How does the meeting with Santa Claus influence Waverly? What does the meeting reveal about Waverly's mom and the community?
This is a great question. Waverly was, by every measure, a precocious child. Therefore, her interaction with Santa Claus was interesting to say the least. Let me give you a quote first and then make a few observations.
I think the only children who thought he was the real thing were too young to know that Santa Claus was not Chinese. When my turn came up, the Santa man asked me how old I was. I thought it was a trick question; I was seven according to the American formula and eight by the Chinese calendar. I said I was born on March 17, 1951. That seemed to satisfy him. He then solemnly asked if I had been a very, very good girl this year and did I believe in Jesus Christ and obey my parents. I knew the only answer to that. I nodded back with equal solemnity.

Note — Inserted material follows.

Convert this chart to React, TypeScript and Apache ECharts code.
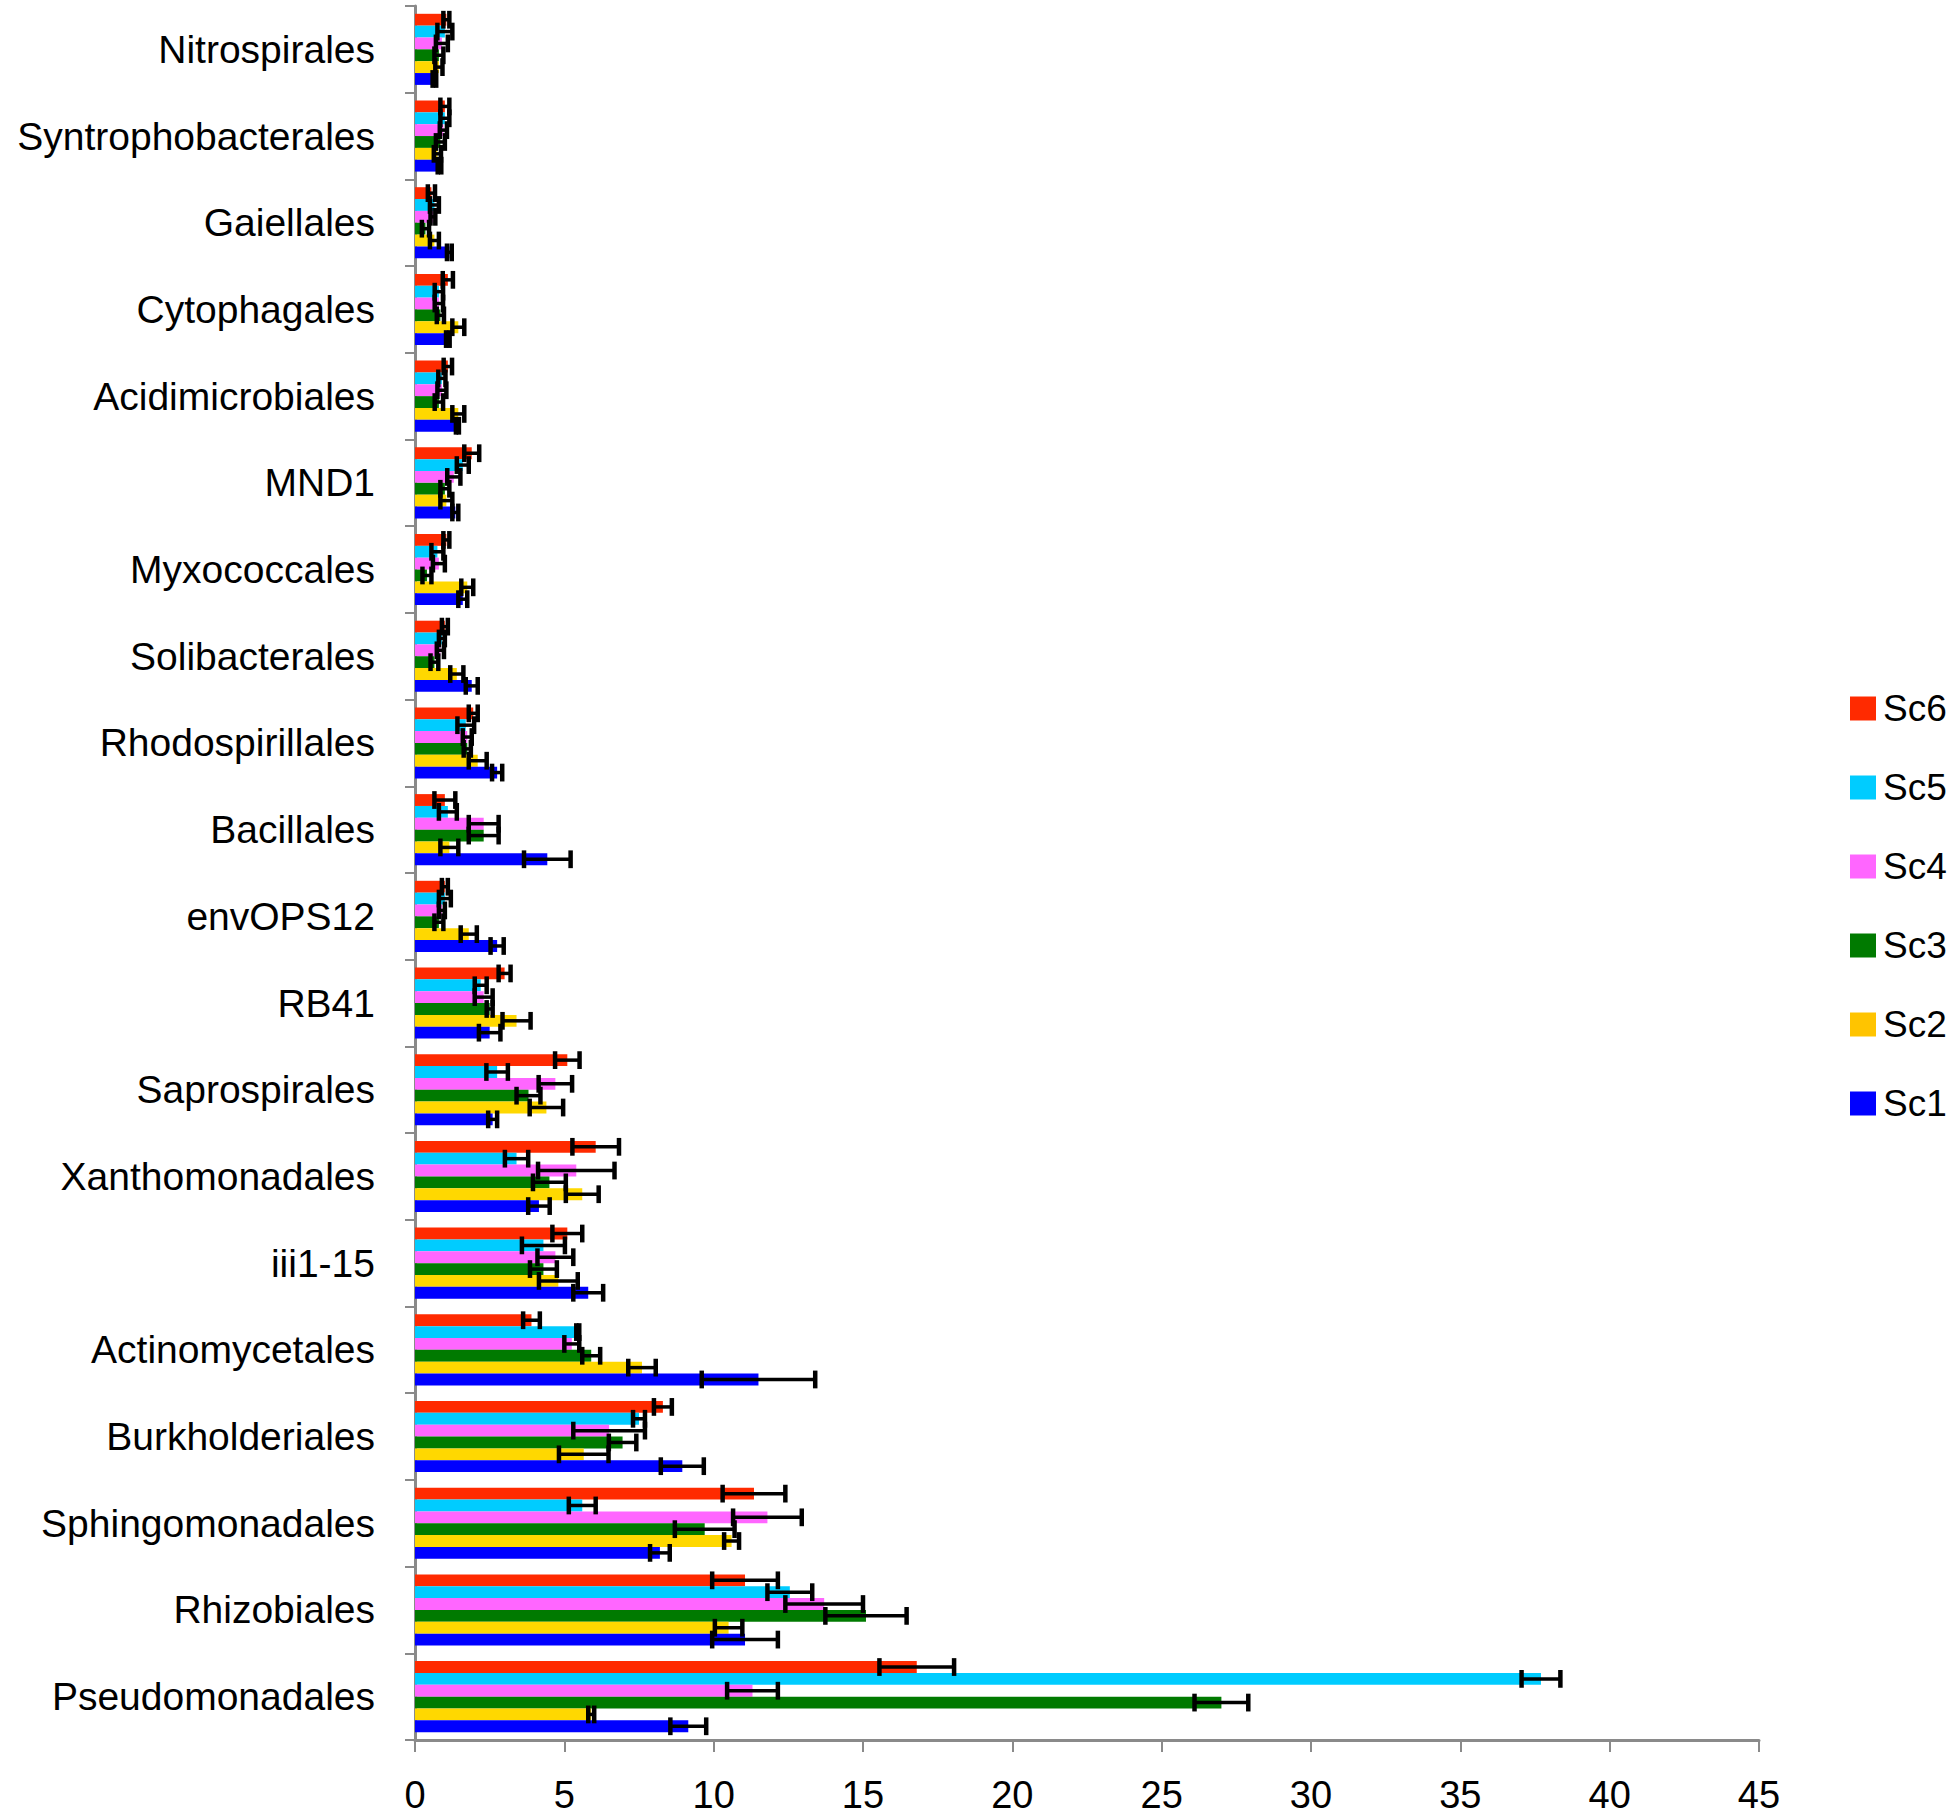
import React, { useEffect, useRef } from "react";
import * as echarts from "echarts";

const categories = [
  "Nitrospirales", "Syntrophobacterales", "Gaiellales", "Cytophagales", "Acidimicrobiales",
  "MND1", "Myxococcales", "Solibacterales", "Rhodospirillales", "Bacillales",
  "envOPS12", "RB41", "Saprospirales", "Xanthomonadales", "iii1-15",
  "Actinomycetales", "Burkholderiales", "Sphingomonadales", "Rhizobiales", "Pseudomonadales",
];

const xTicks = [0, 5, 10, 15, 20, 25, 30, 35, 40, 45];

const seriesNames = ["Sc6", "Sc5", "Sc4", "Sc3", "Sc2", "Sc1"];
const colors = ["#FF2A00", "#00CCFF", "#FF66FF", "#007A00", "#FFD800", "#0000FF"];
const legendColors = ["#FF2A00", "#00CCFF", "#FF66FF", "#007A00", "#FFC400", "#0000FF"];

const sc6 = [1.05, 1.0, 0.55, 1.1, 1.1, 1.9, 1.05, 1.0, 1.95, 1.0, 1.0, 3.0, 5.1, 6.05, 5.1, 3.9, 8.3, 11.35, 11.05, 16.8];
const sc6Err = [0.1, 0.15, 0.12, 0.17, 0.14, 0.25, 0.1, 0.1, 0.15, 0.35, 0.1, 0.2, 0.41, 0.78, 0.5, 0.28, 0.3, 1.05, 1.1, 1.25];

const sc5 = [1.0, 1.0, 0.65, 0.8, 0.9, 1.6, 0.75, 0.9, 1.7, 1.1, 1.0, 2.2, 2.75, 3.4, 4.3, 5.45, 7.5, 5.6, 12.55, 37.7];
const sc5Err = [0.25, 0.15, 0.15, 0.14, 0.12, 0.2, 0.2, 0.1, 0.28, 0.3, 0.2, 0.2, 0.36, 0.39, 0.72, 0.05, 0.2, 0.45, 0.75, 0.65];

const sc4 = [0.9, 0.95, 0.6, 0.8, 0.9, 1.3, 0.8, 0.85, 1.75, 2.3, 0.9, 2.3, 4.7, 5.4, 4.7, 5.25, 6.5, 11.8, 13.7, 11.3];
const sc4Err = [0.2, 0.12, 0.08, 0.14, 0.15, 0.22, 0.2, 0.12, 0.15, 0.5, 0.1, 0.3, 0.56, 1.28, 0.6, 0.25, 1.2, 1.15, 1.3, 0.85];

const sc3 = [0.8, 0.85, 0.35, 0.85, 0.8, 1.0, 0.4, 0.65, 1.75, 2.3, 0.8, 2.5, 3.8, 4.5, 4.3, 5.9, 6.95, 9.7, 15.1, 27.0];
const sc3Err = [0.15, 0.15, 0.12, 0.12, 0.14, 0.15, 0.15, 0.13, 0.12, 0.5, 0.15, 0.1, 0.4, 0.55, 0.45, 0.3, 0.46, 1.0, 1.36, 0.9];

const sc2 = [0.8, 0.75, 0.65, 1.45, 1.45, 1.05, 1.75, 1.4, 2.1, 1.15, 1.8, 3.4, 4.4, 5.6, 4.8, 7.6, 5.65, 10.6, 10.5, 5.9];
const sc2Err = [0.12, 0.12, 0.15, 0.2, 0.2, 0.2, 0.2, 0.22, 0.3, 0.3, 0.27, 0.47, 0.56, 0.55, 0.65, 0.46, 0.83, 0.25, 0.46, 0.1];

const sc1 = [0.65, 0.82, 1.15, 1.1, 1.42, 1.35, 1.6, 1.9, 2.75, 4.43, 2.75, 2.5, 2.6, 4.15, 5.8, 11.5, 8.95, 8.2, 11.05, 9.15];
const sc1Err = [0.06, 0.06, 0.08, 0.06, 0.05, 0.1, 0.15, 0.2, 0.17, 0.78, 0.22, 0.36, 0.15, 0.36, 0.5, 1.9, 0.72, 0.33, 1.1, 0.6];

const FONT = "Liberation Sans";

export default function App() {
  const ref = useRef<HTMLDivElement>(null);

  useEffect(() => {
    document.body.style.margin = "0";
    const chart = echarts.init(ref.current as HTMLDivElement, null, { renderer: "svg" });
    const values = [sc6, sc5, sc4, sc3, sc2, sc1];
    const errs = [sc6Err, sc5Err, sc4Err, sc3Err, sc2Err, sc1Err];
    const GAP = 0.18;
    const N = seriesNames.length;

    const barSeries = seriesNames.map((name, k) => ({
      type: "bar",
      name,
      data: values[k],
      itemStyle: { color: colors[k] },
      barGap: "0%",
      barCategoryGap: "18%",
      z: 2,
    }));

    const errSeries = seriesNames.map((name, k) => ({
      type: "custom",
      name: name + " error",
      z: 5,
      silent: true,
      encode: { x: [1, 2], y: 0 },
      data: categories.map((_, i) => [i, values[k][i] - errs[k][i], values[k][i] + errs[k][i]]),
      renderItem: (params: any, api: any) => {
        const cat = api.value(0);
        const p1 = api.coord([api.value(1), cat]);
        const p2 = api.coord([api.value(2), cat]);
        const band = api.size([0, 1])[1];
        const total = band * (1 - GAP);
        const bw = total / N;
        const y = p1[1] - total / 2 + (k + 0.5) * bw;
        const half = bw * 0.75;
        const style = { stroke: "#000", lineWidth: 3.5 };
        const capStyle = { stroke: "#000", lineWidth: 4.5 };
        return {
          type: "group",
          children: [
            { type: "line", shape: { x1: p1[0], y1: y, x2: p2[0], y2: y }, style },
            { type: "line", shape: { x1: p1[0], y1: y - half, x2: p1[0], y2: y + half }, style: capStyle },
            { type: "line", shape: { x1: p2[0], y1: y - half, x2: p2[0], y2: y + half }, style: capStyle },
          ],
        };
      },
    }));

    chart.setOption({
      animation: false,
      backgroundColor: "#fff",
      grid: { left: 415, right: 197, top: 6, bottom: 80, containLabel: false },
      legend: {
        orient: "vertical",
        left: 1850,
        top: 690,
        icon: "rect",
        itemWidth: 26,
        itemHeight: 24,
        itemGap: 42,
        padding: 0,
        data: seriesNames.map((n, k) => ({ name: n, itemStyle: { color: legendColors[k] } })),
        textStyle: { fontFamily: FONT, fontSize: 37, color: "#000", padding: [0, 0, 0, 2] },
      },
      xAxis: {
        type: "value",
        min: xTicks[0],
        max: xTicks[xTicks.length - 1],
        interval: 5,
        splitLine: { show: false },
        axisLine: { show: true, lineStyle: { color: "#8a8a8a", width: 3 } },
        axisTick: { show: true, length: 12, lineStyle: { color: "#8a8a8a", width: 2 } },
        axisLabel: { fontFamily: FONT, fontSize: 38, color: "#000", margin: 36 },
      },
      yAxis: {
        type: "category",
        inverse: true,
        data: categories,
        axisLine: { show: true, lineStyle: { color: "#8a8a8a", width: 3 } },
        axisTick: { show: true, length: 10, lineStyle: { color: "#8a8a8a", width: 2 } },
        axisLabel: { fontFamily: FONT, fontSize: 39, color: "#000", margin: 40 },
      },
      series: [...barSeries, ...errSeries],
    });

    return () => chart.dispose();
  }, []);

  return <div ref={ref} style={{ width: 1956, height: 1820 }} />;
}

First, Waverly knew enough to know that Santa Claus was a part of Western tradition. In other words, Christmas and Santa were not Chinese. This is why she remarks that only the youngest children believed that Santa was Chinese. To put it another way, Waverly knows that she is Chinese, and Santa and what he represents is not.

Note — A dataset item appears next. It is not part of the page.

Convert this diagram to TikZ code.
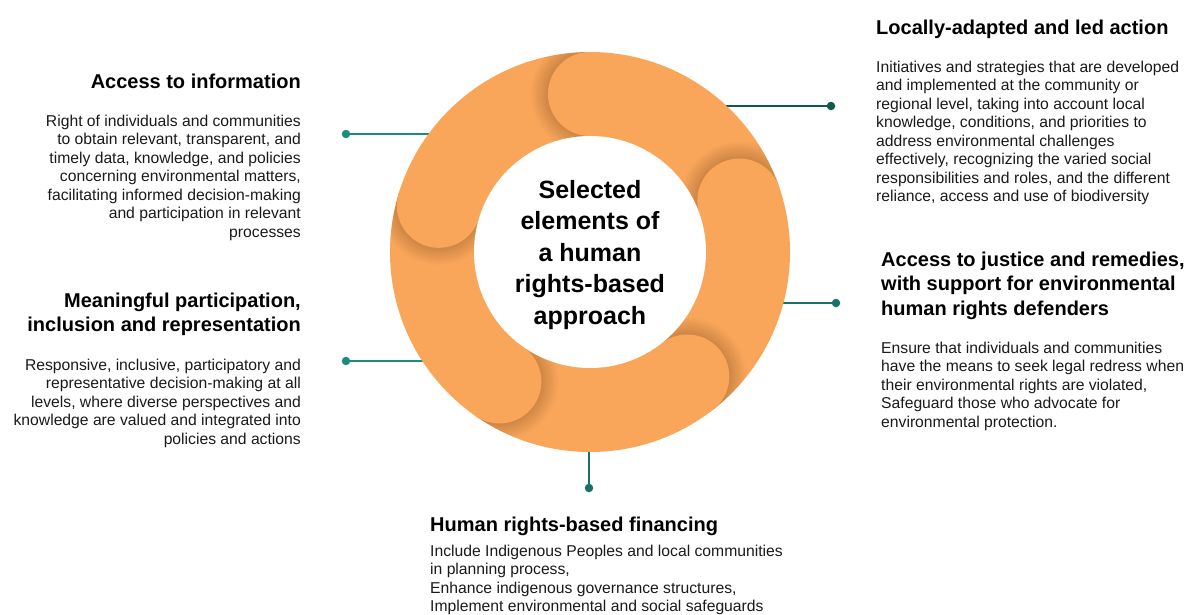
\documentclass[tikz,border=0pt]{standalone}
\usepackage{fontspec}
\setmainfont{Liberation Sans}
\definecolor{ringorange}{HTML}{F9A65A}
\definecolor{tealA}{HTML}{1E8C7D}
\definecolor{tealB}{HTML}{11594C}
\definecolor{tealC}{HTML}{1A7266}
\definecolor{textgray}{HTML}{1A1A1A}
\begin{document}
\begin{tikzpicture}[x=1pt,y=1pt,
  dot/.style={circle,fill=#1,inner sep=0pt,minimum size=8.5pt},
  link/.style={#1,line width=1.6pt},
  head/.style={inner sep=0pt,font=\fontsize{20}{24.5}\selectfont\bfseries},
  body/.style={inner sep=0pt,text=textgray,font=\fontsize{15.7}{18.5}\selectfont}]
\useasboundingbox (-590,-362) rectangle (595,252);

% connectors first, the ring covers their inner ends
\node[dot=tealA] (d1) at (-244,118) {};
\coordinate (r1) at (-150,118);
\draw[link=tealA] (d1) -- (r1);
\node[dot=tealA] (d2) at (-244,-109) {};
\coordinate (r2) at (-150,-109);
\draw[link=tealA] (d2) -- (r2);
\node[dot=tealB] (d3) at (241,146) {};
\coordinate (r3) at (120,146);
\draw[link=tealB] (d3) -- (r3);
\node[dot=tealC] (d4) at (246,-51) {};
\coordinate (r4) at (150,-51);
\draw[link=tealC] (d4) -- (r4);
\node[dot=tealC] (d5) at (-1,-236) {};
\coordinate (r5) at (-1,-170);
\draw[link=tealC] (d5) -- (r5);

% ring of five segments, each head laid over the previous tail
\fill[ringorange] (0,0) circle (200);
\foreach \a in {90,19,-52,-125,163} {
  \begin{scope}
    \clip (0,0) circle (200);
    \clip (0,0) -- (\a:300) -- (\a+15:300) -- (\a+30:300) -- cycle;
    \foreach \k in {1,...,10}
      \fill[black,opacity=0.016] (\a:158) circle ({42+1.7*\k});
  \end{scope}
  \fill[ringorange] (\a:158) circle (42);
}
\fill[white] (0,0) circle (116);

% multi-line nodes sit on the baseline of their last line
\node[anchor=base,align=center,font=\fontsize{25}{31.5}\selectfont\bfseries] (title) at (0,-72)
  {Selected\\elements of\\a human\\rights-based\\approach};

% left column
\node[head,anchor=base east] (h1) at (-289,164) {Access to information};
\node[body,anchor=base east,align=right] (b1) at (-289,15)
  {Right of individuals and communities\\to obtain relevant, transparent, and\\timely data, knowledge, and policies\\concerning environmental matters,\\facilitating informed decision-making\\and participation in relevant\\processes};
\node[head,anchor=base east,align=right] (h2) at (-289,-79.5)
  {Meaningful participation,\\inclusion and representation};
\node[body,anchor=base east,align=right] (b2) at (-289,-192)
  {Responsive, inclusive, participatory and\\representative decision-making at all\\levels, where diverse perspectives and\\knowledge are valued and integrated into\\policies and actions};

% right column
\node[head,anchor=base west] (h3) at (286,218) {Locally-adapted and led action};
\node[body,anchor=base west,align=left] (b3) at (286,50.5)
  {Initiatives and strategies that are developed\\and implemented at the community or\\regional level, taking into account local\\knowledge, conditions, and priorities to\\address environmental challenges\\effectively, recognizing the varied social\\responsibilities and roles, and the different\\reliance, access and use of biodiversity};
\node[head,anchor=base west,align=left] (h4) at (291,-63)
  {Access to justice and remedies,\\with support for environmental\\human rights defenders};
\node[body,anchor=base west,align=left] (b4) at (291,-175)
  {Ensure that individuals and communities\\have the means to seek legal redress when\\their environmental rights are violated,\\Safeguard those who advocate for\\environmental protection.};

% bottom
\node[head,anchor=base west] (h5) at (-160,-279) {Human rights-based financing};
\node[body,anchor=base west,align=left] (b5) at (-160,-359.5)
  {Include Indigenous Peoples and local communities\\in planning process,\\Enhance indigenous governance structures,\\Implement environmental and social safeguards};
\end{tikzpicture}
\end{document}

Second, when Santa asked a simple question, she thought that it was a trick question. She hedged her answer. This shows that Waverly, even at a young age, was very calculating. She was applying the “art of invisible strength,” even at this age.
As for what this interaction shows about Waverly’s mom and community, this short episode shows that Waverly’s mom and community are negotiating values and customs in their new environment. On the one hand, they take part in Christmas and go to church (at least on holidays), but they also keep Western values at arms length. We can see this when Waverly’s mother tells Waverly's brothers to throw away the gift, even though they participated in the church’s festivities.
Like all immigrant communities, there is a process of assimilation, which is never easy.